## TASK:
Repeat exactly, and only, the lines below starting at the line that contains "Write the matplotlib code for this chart." and ending at the line that contains "ax.spines[s].set_linewidth(1.2)", inclusive of both.

## RECORDS SUPPLIED:
▶
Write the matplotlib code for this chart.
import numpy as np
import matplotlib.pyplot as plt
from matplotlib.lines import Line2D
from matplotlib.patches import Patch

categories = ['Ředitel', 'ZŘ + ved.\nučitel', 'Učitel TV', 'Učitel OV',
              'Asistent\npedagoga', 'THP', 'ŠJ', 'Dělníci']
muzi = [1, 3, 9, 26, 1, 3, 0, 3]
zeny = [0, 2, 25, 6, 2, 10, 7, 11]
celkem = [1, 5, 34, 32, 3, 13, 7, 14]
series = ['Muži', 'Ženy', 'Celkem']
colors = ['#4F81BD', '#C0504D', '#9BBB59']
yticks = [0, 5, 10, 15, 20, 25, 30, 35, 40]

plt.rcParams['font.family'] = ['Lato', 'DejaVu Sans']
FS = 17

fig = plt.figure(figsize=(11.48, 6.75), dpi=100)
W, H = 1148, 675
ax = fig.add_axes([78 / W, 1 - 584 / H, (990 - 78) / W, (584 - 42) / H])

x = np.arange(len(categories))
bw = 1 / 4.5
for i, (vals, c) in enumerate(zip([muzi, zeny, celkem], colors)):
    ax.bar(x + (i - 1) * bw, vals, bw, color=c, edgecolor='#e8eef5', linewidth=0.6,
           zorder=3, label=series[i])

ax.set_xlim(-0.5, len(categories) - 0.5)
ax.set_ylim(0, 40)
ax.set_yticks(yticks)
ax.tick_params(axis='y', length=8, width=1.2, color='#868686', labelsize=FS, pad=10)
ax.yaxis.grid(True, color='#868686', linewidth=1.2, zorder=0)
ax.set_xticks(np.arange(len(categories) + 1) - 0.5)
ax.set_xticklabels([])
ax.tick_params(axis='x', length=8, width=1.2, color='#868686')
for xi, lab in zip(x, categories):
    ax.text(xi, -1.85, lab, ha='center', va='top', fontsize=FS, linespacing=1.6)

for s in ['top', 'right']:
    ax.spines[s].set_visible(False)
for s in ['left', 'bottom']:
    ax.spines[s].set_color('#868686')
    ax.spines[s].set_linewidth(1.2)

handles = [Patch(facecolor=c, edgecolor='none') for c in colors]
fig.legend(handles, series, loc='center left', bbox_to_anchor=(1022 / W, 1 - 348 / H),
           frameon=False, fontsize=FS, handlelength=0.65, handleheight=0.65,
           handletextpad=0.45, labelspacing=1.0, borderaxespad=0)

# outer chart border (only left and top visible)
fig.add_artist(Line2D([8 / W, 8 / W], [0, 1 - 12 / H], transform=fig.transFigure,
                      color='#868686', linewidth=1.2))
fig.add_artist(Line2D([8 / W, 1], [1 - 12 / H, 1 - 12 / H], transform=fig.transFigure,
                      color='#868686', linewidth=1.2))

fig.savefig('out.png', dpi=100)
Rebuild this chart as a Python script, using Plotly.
◀
▶
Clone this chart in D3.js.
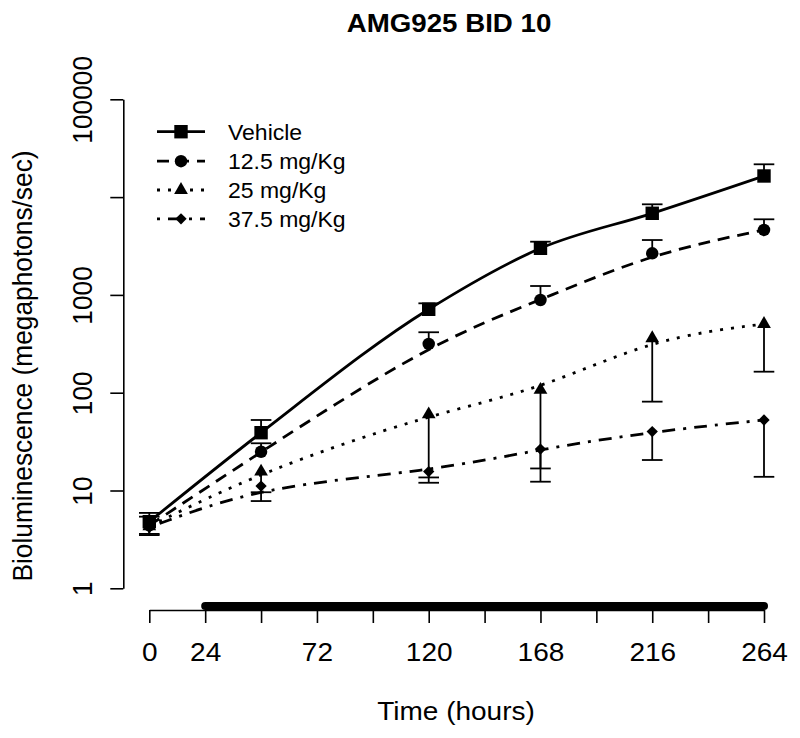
◀
▶
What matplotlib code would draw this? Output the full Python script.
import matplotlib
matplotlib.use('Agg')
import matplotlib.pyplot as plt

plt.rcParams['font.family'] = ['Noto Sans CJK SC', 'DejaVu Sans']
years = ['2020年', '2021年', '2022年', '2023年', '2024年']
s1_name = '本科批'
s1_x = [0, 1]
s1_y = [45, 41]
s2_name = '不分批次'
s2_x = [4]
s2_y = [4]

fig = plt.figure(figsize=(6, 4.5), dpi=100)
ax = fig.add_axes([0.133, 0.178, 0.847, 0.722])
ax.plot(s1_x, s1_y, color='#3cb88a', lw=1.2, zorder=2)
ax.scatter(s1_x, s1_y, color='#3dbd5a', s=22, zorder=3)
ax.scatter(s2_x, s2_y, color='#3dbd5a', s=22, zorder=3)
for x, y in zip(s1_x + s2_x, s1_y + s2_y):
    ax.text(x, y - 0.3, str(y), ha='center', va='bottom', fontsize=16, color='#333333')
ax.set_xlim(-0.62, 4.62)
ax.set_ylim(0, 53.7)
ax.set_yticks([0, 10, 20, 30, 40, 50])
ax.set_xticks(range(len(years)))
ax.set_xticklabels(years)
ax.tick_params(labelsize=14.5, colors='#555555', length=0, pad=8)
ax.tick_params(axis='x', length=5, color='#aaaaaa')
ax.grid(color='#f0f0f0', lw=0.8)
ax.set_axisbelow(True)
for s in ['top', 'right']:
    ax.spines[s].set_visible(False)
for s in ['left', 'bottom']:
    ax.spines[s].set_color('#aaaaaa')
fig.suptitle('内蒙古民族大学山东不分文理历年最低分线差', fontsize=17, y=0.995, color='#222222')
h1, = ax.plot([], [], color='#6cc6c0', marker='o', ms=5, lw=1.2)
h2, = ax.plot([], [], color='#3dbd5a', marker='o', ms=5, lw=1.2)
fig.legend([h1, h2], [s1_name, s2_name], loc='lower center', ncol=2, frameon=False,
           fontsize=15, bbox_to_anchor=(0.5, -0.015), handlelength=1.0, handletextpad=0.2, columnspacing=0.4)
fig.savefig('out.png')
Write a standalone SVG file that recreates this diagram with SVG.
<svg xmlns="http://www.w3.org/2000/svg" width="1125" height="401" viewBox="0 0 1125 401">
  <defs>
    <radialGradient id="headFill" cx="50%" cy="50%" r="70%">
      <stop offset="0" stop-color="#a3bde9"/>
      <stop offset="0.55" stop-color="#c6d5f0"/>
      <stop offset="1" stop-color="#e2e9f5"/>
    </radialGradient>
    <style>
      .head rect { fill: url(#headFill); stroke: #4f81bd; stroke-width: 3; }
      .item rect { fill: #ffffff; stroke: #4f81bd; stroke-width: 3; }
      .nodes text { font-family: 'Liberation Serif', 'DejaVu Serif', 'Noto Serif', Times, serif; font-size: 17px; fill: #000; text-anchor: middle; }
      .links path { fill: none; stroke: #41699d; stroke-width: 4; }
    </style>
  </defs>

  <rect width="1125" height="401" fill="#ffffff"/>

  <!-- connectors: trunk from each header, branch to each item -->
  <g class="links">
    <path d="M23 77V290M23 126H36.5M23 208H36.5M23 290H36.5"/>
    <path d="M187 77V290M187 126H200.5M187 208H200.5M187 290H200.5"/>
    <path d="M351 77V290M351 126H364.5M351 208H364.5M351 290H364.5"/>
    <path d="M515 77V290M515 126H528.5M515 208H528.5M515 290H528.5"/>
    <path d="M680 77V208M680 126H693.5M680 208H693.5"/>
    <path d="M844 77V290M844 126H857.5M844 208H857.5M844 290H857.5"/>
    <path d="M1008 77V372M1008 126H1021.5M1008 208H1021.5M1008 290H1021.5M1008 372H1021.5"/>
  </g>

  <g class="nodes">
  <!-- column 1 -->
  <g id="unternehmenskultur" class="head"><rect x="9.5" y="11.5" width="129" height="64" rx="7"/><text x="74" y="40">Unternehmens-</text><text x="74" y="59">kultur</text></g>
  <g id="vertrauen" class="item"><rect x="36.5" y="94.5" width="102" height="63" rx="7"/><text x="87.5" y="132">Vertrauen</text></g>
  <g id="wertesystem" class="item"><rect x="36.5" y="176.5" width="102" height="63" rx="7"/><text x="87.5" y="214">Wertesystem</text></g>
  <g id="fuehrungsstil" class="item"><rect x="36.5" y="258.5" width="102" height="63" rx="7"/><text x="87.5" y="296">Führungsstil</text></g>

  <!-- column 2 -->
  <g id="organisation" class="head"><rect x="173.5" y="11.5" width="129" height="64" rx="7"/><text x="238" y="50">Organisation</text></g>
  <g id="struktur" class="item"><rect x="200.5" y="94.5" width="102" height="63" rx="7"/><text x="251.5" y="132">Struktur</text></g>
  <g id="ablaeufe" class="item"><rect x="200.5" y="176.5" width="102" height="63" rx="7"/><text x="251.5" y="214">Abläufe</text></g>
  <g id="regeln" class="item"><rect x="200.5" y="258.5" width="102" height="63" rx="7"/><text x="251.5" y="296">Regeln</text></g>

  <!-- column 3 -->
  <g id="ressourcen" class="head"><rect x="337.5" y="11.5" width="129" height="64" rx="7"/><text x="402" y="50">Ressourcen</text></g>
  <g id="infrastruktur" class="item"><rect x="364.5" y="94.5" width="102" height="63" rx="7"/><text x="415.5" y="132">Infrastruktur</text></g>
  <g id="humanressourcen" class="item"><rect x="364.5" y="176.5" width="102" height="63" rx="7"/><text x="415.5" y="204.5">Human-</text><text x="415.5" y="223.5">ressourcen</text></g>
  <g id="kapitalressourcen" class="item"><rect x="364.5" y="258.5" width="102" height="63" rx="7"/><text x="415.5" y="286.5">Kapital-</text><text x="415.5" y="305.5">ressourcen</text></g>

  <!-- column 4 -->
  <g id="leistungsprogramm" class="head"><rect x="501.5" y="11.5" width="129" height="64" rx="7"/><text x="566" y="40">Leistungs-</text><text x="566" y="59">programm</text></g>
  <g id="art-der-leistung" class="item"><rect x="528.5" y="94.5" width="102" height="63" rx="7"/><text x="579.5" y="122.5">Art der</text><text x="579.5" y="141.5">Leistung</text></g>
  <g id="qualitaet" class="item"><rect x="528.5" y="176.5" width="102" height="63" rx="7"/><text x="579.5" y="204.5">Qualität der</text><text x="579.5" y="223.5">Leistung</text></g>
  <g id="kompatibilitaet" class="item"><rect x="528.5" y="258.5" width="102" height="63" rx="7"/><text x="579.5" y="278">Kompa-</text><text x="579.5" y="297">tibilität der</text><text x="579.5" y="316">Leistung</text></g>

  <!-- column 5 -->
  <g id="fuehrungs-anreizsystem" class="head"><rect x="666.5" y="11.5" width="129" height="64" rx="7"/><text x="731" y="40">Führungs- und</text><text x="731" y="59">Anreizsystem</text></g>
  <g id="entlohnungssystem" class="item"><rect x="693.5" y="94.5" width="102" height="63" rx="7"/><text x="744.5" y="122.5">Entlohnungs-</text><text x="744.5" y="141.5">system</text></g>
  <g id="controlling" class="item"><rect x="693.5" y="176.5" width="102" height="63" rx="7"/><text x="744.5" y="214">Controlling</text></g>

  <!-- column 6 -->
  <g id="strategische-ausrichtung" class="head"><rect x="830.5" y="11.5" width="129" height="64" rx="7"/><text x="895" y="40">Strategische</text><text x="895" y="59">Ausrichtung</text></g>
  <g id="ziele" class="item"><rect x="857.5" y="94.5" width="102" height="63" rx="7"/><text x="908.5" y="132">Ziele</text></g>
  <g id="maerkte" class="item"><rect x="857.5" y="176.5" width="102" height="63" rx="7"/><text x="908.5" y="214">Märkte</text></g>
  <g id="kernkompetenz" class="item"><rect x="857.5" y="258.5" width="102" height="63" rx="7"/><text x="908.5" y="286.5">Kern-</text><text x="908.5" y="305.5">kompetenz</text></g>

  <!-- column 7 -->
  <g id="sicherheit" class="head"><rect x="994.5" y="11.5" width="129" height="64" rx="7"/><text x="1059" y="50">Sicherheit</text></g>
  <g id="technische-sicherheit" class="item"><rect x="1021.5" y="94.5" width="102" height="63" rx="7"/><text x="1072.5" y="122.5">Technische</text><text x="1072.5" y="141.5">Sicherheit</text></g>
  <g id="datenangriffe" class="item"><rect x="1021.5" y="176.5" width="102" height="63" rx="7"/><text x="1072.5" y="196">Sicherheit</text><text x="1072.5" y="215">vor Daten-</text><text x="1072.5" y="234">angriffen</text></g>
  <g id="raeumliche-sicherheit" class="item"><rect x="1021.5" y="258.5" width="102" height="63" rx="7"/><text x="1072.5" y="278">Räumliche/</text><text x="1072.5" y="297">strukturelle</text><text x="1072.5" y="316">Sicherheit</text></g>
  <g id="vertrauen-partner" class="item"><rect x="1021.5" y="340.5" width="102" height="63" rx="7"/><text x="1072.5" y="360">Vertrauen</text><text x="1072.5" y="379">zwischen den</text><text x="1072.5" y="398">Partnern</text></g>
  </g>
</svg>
◀
## TASK SOLUTION:
Write the matplotlib code for this chart.
import numpy as np
import matplotlib.pyplot as plt
from matplotlib.lines import Line2D
from matplotlib.patches import Patch

categories = ['Ředitel', 'ZŘ + ved.\nučitel', 'Učitel TV', 'Učitel OV',
              'Asistent\npedagoga', 'THP', 'ŠJ', 'Dělníci']
muzi = [1, 3, 9, 26, 1, 3, 0, 3]
zeny = [0, 2, 25, 6, 2, 10, 7, 11]
celkem = [1, 5, 34, 32, 3, 13, 7, 14]
series = ['Muži', 'Ženy', 'Celkem']
colors = ['#4F81BD', '#C0504D', '#9BBB59']
yticks = [0, 5, 10, 15, 20, 25, 30, 35, 40]

plt.rcParams['font.family'] = ['Lato', 'DejaVu Sans']
FS = 17

fig = plt.figure(figsize=(11.48, 6.75), dpi=100)
W, H = 1148, 675
ax = fig.add_axes([78 / W, 1 - 584 / H, (990 - 78) / W, (584 - 42) / H])

x = np.arange(len(categories))
bw = 1 / 4.5
for i, (vals, c) in enumerate(zip([muzi, zeny, celkem], colors)):
    ax.bar(x + (i - 1) * bw, vals, bw, color=c, edgecolor='#e8eef5', linewidth=0.6,
           zorder=3, label=series[i])

ax.set_xlim(-0.5, len(categories) - 0.5)
ax.set_ylim(0, 40)
ax.set_yticks(yticks)
ax.tick_params(axis='y', length=8, width=1.2, color='#868686', labelsize=FS, pad=10)
ax.yaxis.grid(True, color='#868686', linewidth=1.2, zorder=0)
ax.set_xticks(np.arange(len(categories) + 1) - 0.5)
ax.set_xticklabels([])
ax.tick_params(axis='x', length=8, width=1.2, color='#868686')
for xi, lab in zip(x, categories):
    ax.text(xi, -1.85, lab, ha='center', va='top', fontsize=FS, linespacing=1.6)

for s in ['top', 'right']:
    ax.spines[s].set_visible(False)
for s in ['left', 'bottom']:
    ax.spines[s].set_color('#868686')
    ax.spines[s].set_linewidth(1.2)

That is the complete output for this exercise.